Durante anos, analistas apresentaram Lula da Silva como o político “teflon” — nada colava nele. Os dados publicados recentemente não são conclusivos, não há provas cabais de que o ex-presidente seja corrupto — até porque nem mesmo foi investigado, quanto mais julgado pela Justiça —, mas há indícios, cada vez mais contundentes, de que as investigações estão se aproximando dele e, possivelmente, contaminando-o. É possível que, com o tempo, o teflon esteja desaparecendo devido ao “uso”. O petista-chefe passa a imagem que está deixando de ser intocável. Fica a ressalva, porém, de que se deve falar em suspeitas, e não em certezas. O benefício da dúvida é crucial. Quando os ânimos estão exaltados, quando as pessoas estão mais inquisitoriais, uma visão democrática, não partidarizada e não ideologizada, sugere que as investigações devem ser feitas com rigor, mas com cautela, e que os indivíduos precisam ter certo cuidado nas avaliações. Um pouco de paciência — esperando investigações mais detidas e, em seguida, o julgamento da Justiça — é sempre recomendável. Muito daquilo que parece claríssimo, exigindo condenação imediata, às vezes é mais turvo do que se imagina.
Impeachment e risco país
No momento em que opera-se um cerco às ações de Lula, como suposto lobista da Odebrecht, sobretudo no exterior, o espectro do impeachment volta a rondar a presidente Dilma Rousseff. É certo que, como tem sugerido o ex-presidente Fernando Henrique Cardoso, a petista-chefe não é corrupta e, tudo indica, não tem envolvimento nos malfeitos da Petrobrás, no esquema consagrado como petrolão. Mas seu governo esteve quase que inteiramente contaminado por uma corrupção que se pode nominar de sistêmica, com braços e abraços de polvo. Pode-se falar em Dilma Rousseff como um “anjo” pairando — limpinha — acima de um chiqueiro? É consenso que se trata de uma política honesta, mas seu governo não é; melhor, não era. Portanto, se não consegue articular um governo decente, moldando-o à sua semelhança, a presidente merece continuar no poder? Talvez não.
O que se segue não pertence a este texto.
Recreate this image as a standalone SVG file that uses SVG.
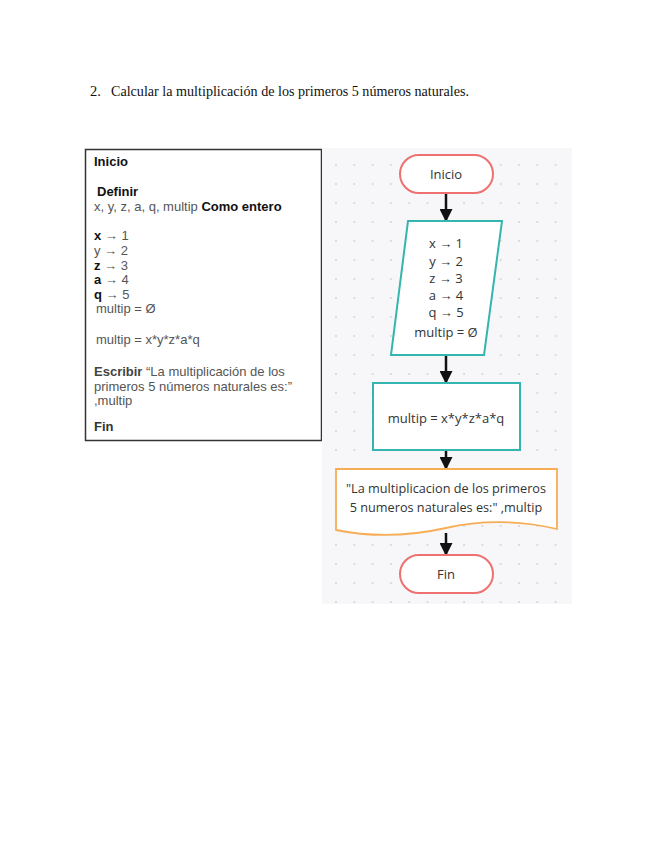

Porém, no caso de impeachment de Dilma Rousseff, será legítimo e legal que o vice-presidente Michel Temer, do PMDB, se torne presidente, assim como Itamar Franco se tornou o sucessor de Fernando Collor? O PMDB está tão contaminado pelo petrolão — uma verdadeira septicemia — quanto o PT de Dilma Rousseff e Lula da Silva e o PP do senador Ciro Nogueira. A delação premiada de Fernando Baiano, apontado como um dos operadores do PMDB, certamente deixará alguns de seus líderes muito mal, sobretudo cabeças coroadas do Senado e da Câmara dos Deputados.
Como o PMDB parece não ter autoridade moral, tampouco condições de articular um pacto político com o apoio do PSDB, a saída que certamente contemplará a vontade da maioria dos brasileiros é a convocação de nova eleição presidencial. Hoje, fica-se com a impressão de que Dilma Rousseff é uma presidente que não governa — é governada pelos fatos, que se tornaram caminhões atropeladores. Com o PMDB no poder, possivelmente, não seria muito diferente.
Na semana passada, o risco país do Brasil chegou a 400 pontos. É o maior índice desde março de 2009 (atingiu, nesse ano, 410 pontos). Isto quer dizer que cada vez mais o mundo confia menos no Brasil. Ao mesmo tempo, sem saída, Dilma Rousseff tenta transferir a crise de seu governo — mais do governo do que do país — para a sociedade, com a criação e ampliação de impostos. O ministro da Fazenda, Joaquim Levy, um tecnocrata afeito aos banqueiros, como os do Bradesco, parece, às vezes, um gestor chinês. Prega como um neoliberal e, na prática, funciona como um estatista que só pensa em arrancar recursos da sociedade para alocá-los na operação tapa-buraco das contas do governo. O economista americano Milton Friedman certamente está se revirando no túmulo ao “verificar” as ações do “chicago boy” patropi.